Ce texte a peu vieilli
Même si le texte a 14 ans d’âge (et si plusieurs réalités citées ont disparu, comme Fréquence Wallonie, Strip Tease, région soir, l’Ecran témoin … tandis que les débats sur l’hymne wallon sont un peu oubliés : cependant, toute mention de la Wallonie dans son identité continue à provoquer les mêmes sourires), ce texte ne vieillit pas vraiment. Car c’est un très beau texte classique rappelant quelques données fondamentales de l’analyse des médias (principalement venant de la sociologie de Bourdieu) comme par exemple le droit non seulement d’informer et de s’informer mais aussi d’être informé sur soi. Or, redit l’auteur, en même temps que des continents entiers, « Il est de même des groupes ou des couches sociales qui n’ont que de faibles chances de voir leurs intérêts ou leurs aspirations médiatiquement portés à la connaissance d’autrui. Les grands médiateurs de toute obédience ont l’agenda setting discriminatoire et bafouent volontiers les positions minoritaires. » (p.56) Les médias, surtout la télévision, donnent au fond la parole à ceux qui l’ont déjà sauf aux scientifiques à qui le cadre étriqué du temps télévisuel ne donne pas vraiment la possibilité de transmettre une parole critique, il en va de même pour les expressions culturelles les plus authentiques, la manière de parler des médiacrates (comme ceux dénoncés par Serge Halimi dans Les nouveaux chiens de garde), renvoyant tout ce dont ils ne parlent pas au néant de la non-figuration. Cette parole sommaire et dirigée n’a pas pu empêcher la naissance d’un journalisme critique mais qui demeure marginal.

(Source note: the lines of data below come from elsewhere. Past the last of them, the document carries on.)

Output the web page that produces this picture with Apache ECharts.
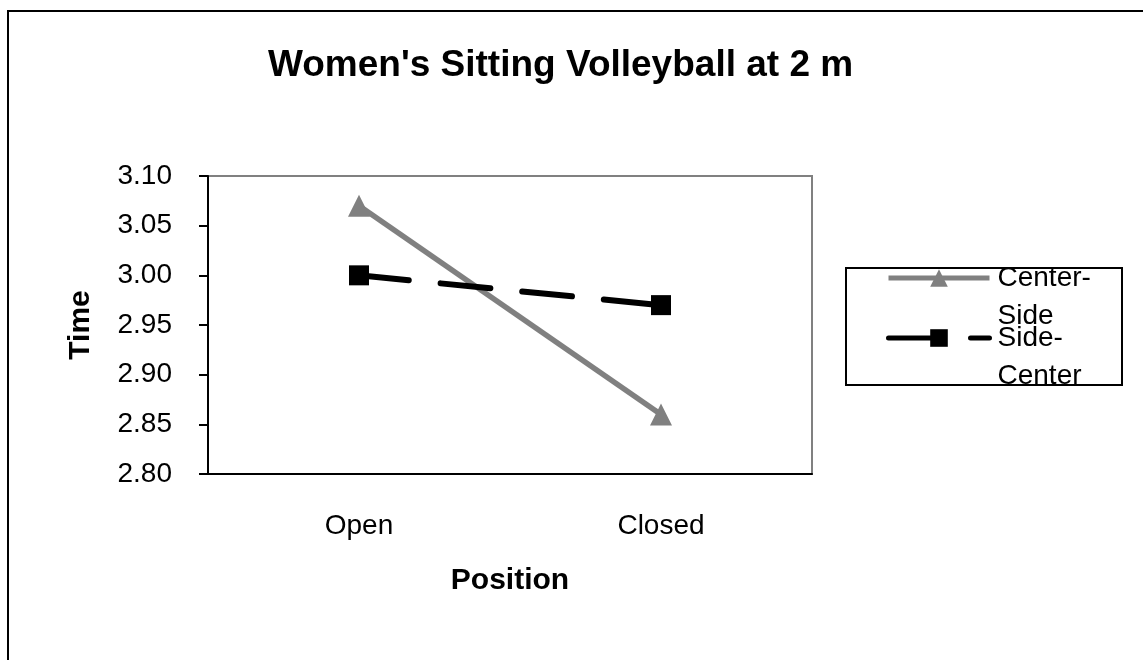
<!DOCTYPE html>
<html>
<head>
<meta charset="utf-8">
<script src="https://cdn.jsdelivr.net/npm/echarts@6/dist/echarts.min.js"></script>
<style>
  html, body { margin: 0; padding: 0; background: #fff; }
  #chart { width: 1143px; height: 660px; }
</style>
</head>
<body>
<div id="chart"></div>
<script>
// chart data
var positions = ['Open', 'Closed'];
var centerSide = [3.07, 2.86];
var sideCenter = [3.00, 2.97];
var yTicks = ['2.80', '2.85', '2.90', '2.95', '3.00', '3.05', '3.10'];

var FONT = 'Liberation Sans, Arial, sans-serif';

var chart = echarts.init(document.getElementById('chart'));

var option = {
    backgroundColor: '#fff',
    animation: false,
    title: {
        text: "Women's Sitting Volleyball at 2 m",
        left: 268,
        top: 47,
        padding: 0,
        textStyle: { fontFamily: FONT, fontSize: 37, fontWeight: 'bold', color: '#000' }
    },
    legend: {
        orient: 'vertical',
        left: 886,
        top: 221,
        padding: 0,
        itemGap: -54,
        itemWidth: 101,
        itemHeight: 22,
        data: ['Center-\nSide', 'Side-\nCenter'],
        formatter: function (name) {
            return '\n' + name; // first line blank so the label's 1st line sits on the icon
        },
        lineStyle: { width: 5 },
        textStyle: {
            fontFamily: FONT, fontSize: 28, color: '#000',
            lineHeight: 38, padding: [0, 0, 0, 3]
        }
    },
    grid: {
        left: 208,
        top: 176,
        right: 331,
        bottom: 186,
        show: true,
        borderColor: '#808080',
        borderWidth: 2,
        backgroundColor: '#fff'
    },
    xAxis: {
        type: 'category',
        data: positions,
        boundaryGap: true,
        name: 'Position',
        nameLocation: 'middle',
        nameGap: 92,
        nameTextStyle: { fontFamily: FONT, fontSize: 30, fontWeight: 'bold', color: '#000' },
        axisLine: { lineStyle: { color: '#000', width: 2 } },
        axisTick: { length: 8, lineStyle: { color: '#000', width: 2 } },
        axisLabel: { margin: 38, fontFamily: FONT, fontSize: 28, color: '#000' },
        splitLine: { show: false }
    },
    yAxis: {
        type: 'value',
        min: 2.8,
        max: 3.1,
        interval: 0.05,
        name: 'Time',
        nameLocation: 'middle',
        nameRotate: 90,
        nameGap: 112,
        nameTextStyle: { fontFamily: FONT, fontSize: 30, fontWeight: 'bold', color: '#000' },
        axisLine: { show: true, lineStyle: { color: '#000', width: 2 } },
        axisTick: { show: true, length: 9, lineStyle: { color: '#000', width: 2 } },
        axisLabel: {
            margin: 36, fontFamily: FONT, fontSize: 28, color: '#000',
            formatter: function (v) {
                var i = Math.round((v - 2.8) / 0.05);
                return yTicks[i] !== undefined ? yTicks[i] : v.toFixed(2);
            }
        },
        splitLine: { show: false }
    },
    series: [{
        name: 'Center-\nSide',
        type: 'line',
        data: centerSide,
        symbol: 'triangle',
        symbolSize: 22,
        itemStyle: { color: '#808080' },
        lineStyle: { color: '#808080', width: 5.5 }
    }, {
        name: 'Side-\nCenter',
        type: 'line',
        data: sideCenter,
        symbol: 'rect',
        symbolSize: 20,
        itemStyle: { color: '#000' },
        lineStyle: { color: '#000', width: 6, type: [50, 32], cap: 'round' }
    }],
    graphic: [{
        type: 'rect',
        shape: { x: 8, y: 11, width: 1200, height: 700 },
        style: { fill: null, stroke: '#000', lineWidth: 2 },
        z: 100
    }, {
        type: 'rect',
        shape: { x: 846, y: 268, width: 276, height: 117 },
        style: { fill: null, stroke: '#000', lineWidth: 2 },
        z: 100
    }]
};

chart.setOption(option);
</script>
</body>
</html>
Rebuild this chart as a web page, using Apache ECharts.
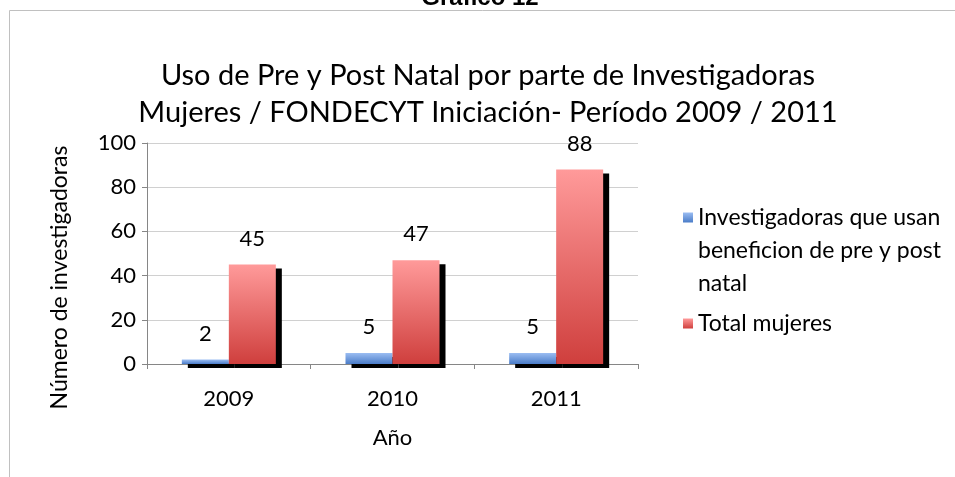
<!DOCTYPE html>
<html>
<head>
<meta charset="utf-8">
<script src="https://cdn.jsdelivr.net/npm/echarts@6/dist/echarts.min.js"></script>
<style>
html,body{margin:0;padding:0;background:#fff;}
#chart{width:955px;height:477px;}
</style>
</head>
<body>
<div id="chart"></div>
<script>
const categories = ['2009', '2010', '2011'];
const seriesNames = ['Investigadoras que usan beneficion de pre y post natal', 'Total mujeres'];
const usanBeneficio = [2, 5, 5];
const totalMujeres = [45, 47, 88];
const yTicks = [0, 20, 40, 60, 80, 100];

const FONT = 'Lato';
const chart = echarts.init(document.getElementById('chart'), null, {renderer: 'canvas'});

const blueGrad = new echarts.graphic.LinearGradient(0, 0, 0, 1, [
  {offset: 0, color: '#9bbdf2'}, {offset: 1, color: '#4a7cc8'}]);
const redGrad = new echarts.graphic.LinearGradient(0, 0, 0, 1, [
  {offset: 0, color: '#ff9a9a'}, {offset: 1, color: '#cf3f3d'}]);

const shadow = {shadowColor: '#000', shadowBlur: 0, shadowOffsetX: 6, shadowOffsetY: 4};
const labelStyle = {show: true, position: 'top', distance: 15, fontSize: 22, color: '#000', fontFamily: FONT};

chart.setOption({
  animation: false,
  backgroundColor: '#fff',
  graphic: [
    {type: 'rect', silent: true, shape: {x: 9.5, y: 10.5, width: 1000, height: 500},
     style: {fill: 'none', stroke: '#c0c0c0', lineWidth: 1}},
    {type: 'text', silent: true, x: 480, y: 10,
     style: {text: 'Gráfico 12', fontSize: 24, fontWeight: 'bold', fontFamily: 'Liberation Sans', fill: '#000',
             align: 'center', verticalAlign: 'bottom'}}
  ],
  title: {
    text: 'Uso de Pre y Post Natal por parte de Investigadoras\nMujeres / FONDECYT Iniciación- Período 2009 / 2011',
    left: 488, top: 57, padding: 0,
    textAlign: 'center',
    textStyle: {fontSize: 29, fontWeight: 'normal', fontFamily: FONT, color: '#000', lineHeight: 37}
  },
  legend: {
    orient: 'vertical',
    left: 683, top: 135, padding: 0, itemGap: 7,
    itemWidth: 10, itemHeight: 10, icon: 'rect',
    formatter: function (name) {
      if (name === seriesNames[0]) return '\n\nInvestigadoras que usan\nbeneficion de pre y post\nnatal';
      return name;
    },
    textStyle: {fontSize: 23, fontFamily: FONT, color: '#000', lineHeight: 33, padding: [0, 0, 0, 0]},
    data: seriesNames
  },
  grid: {left: 147, right: 317, top: 143, bottom: 113},
  xAxis: {
    type: 'category', data: categories,
    name: 'Año', nameLocation: 'middle', nameGap: 63,
    nameTextStyle: {fontSize: 22, fontFamily: FONT, color: '#000'},
    axisLine: {lineStyle: {color: '#868686'}},
    axisTick: {show: true, length: 5, lineStyle: {color: '#868686'}},
    axisLabel: {fontSize: 22, fontFamily: FONT, color: '#000', margin: 24}
  },
  yAxis: {
    type: 'value', min: yTicks[0], max: yTicks[yTicks.length - 1], interval: yTicks[1] - yTicks[0],
    name: 'Número de investigadoras', nameLocation: 'middle', nameGap: 76, nameRotate: 90,
    nameTextStyle: {fontSize: 23, fontFamily: FONT, color: '#000', padding: [0, 48, 0, 0]},
    axisLine: {show: true, lineStyle: {color: '#868686'}},
    axisTick: {show: true, length: 5, lineStyle: {color: '#868686'}},
    axisLabel: {fontSize: 22, fontFamily: FONT, color: '#000', margin: 11},
    splitLine: {lineStyle: {color: '#d0d0d0'}}
  },
  series: [
    {name: seriesNames[0], type: 'bar', data: usanBeneficio, barWidth: 47, barGap: '0%',
     itemStyle: Object.assign({color: blueGrad}, shadow), label: labelStyle},
    {name: seriesNames[1], type: 'bar', data: totalMujeres, barWidth: 47, barGap: '0%',
     itemStyle: Object.assign({color: redGrad}, shadow), label: labelStyle}
  ]
});
</script>
</body>
</html>
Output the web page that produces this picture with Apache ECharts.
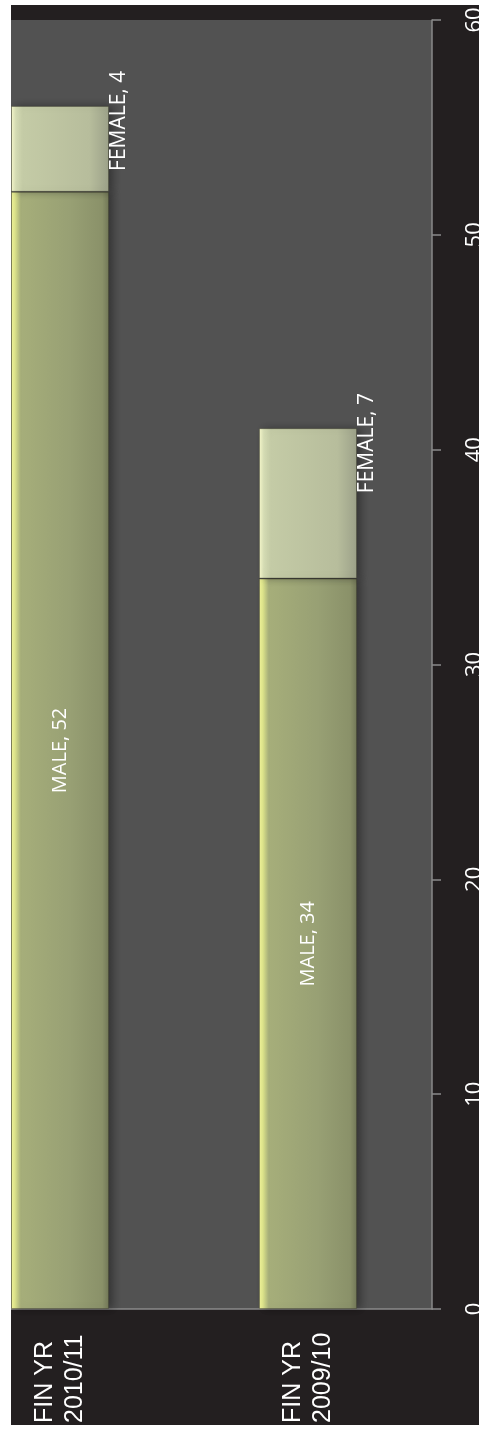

Il faut bien voir que Bruxelles exerce une domination sur la Wallonie
Dans le cas wallon et bruxellois, la Communauté française (qui est la raison sociale de la RTBF), recouvre deux régions socialement et économiquement différentes qui n’accèdent pas à leur affirmation plénière, car le principal vecteur de leur identité n’est pas le fait de traductions institutionnelles adéquates. La conséquence en est néfaste pour la Wallonie, car « capitale du pays et de la Communauté française, siège de surcroît des institutions européennes, Bruxelles – ville et région confondues – est un lieu à haute densité culturelle et à forte accumulation de capital symbolique. Face à elle, la Wallonie, plus nombreuse en population et plus diverses en ressources économiques, est fragmentée, perçue comme provinciale et dépourvue d’un grand pôle de culture (Namur est sa capitale quand Liège est Charleroi sont ses seules grandes villes). Il existe donc entre les deux ensembles qui composent la Communauté un rapport d’inégalité qui se traduit en captation des biens symboliques (tel que l’information) au profit d’une minorité et, finalement, en domination. » (p. 59)La Communauté neutralise la distinction Bruxelles/Wallonie, mais seule la Wallonie en pâtit
La neutralisation des différences sous le couvert de la Communauté française ne nuit en réalité qu’à la Wallonie : « cette neutralisation ne peut guère aller que dans un sens : l’occultation des réalités wallonnes, de leur spécificité. Certes, cela résulte moins d’intentions malveillantes que des effets pervers d’un dispositif. Toujours est-il qu’un peuple en subit durablement le handicap. » (p. 60)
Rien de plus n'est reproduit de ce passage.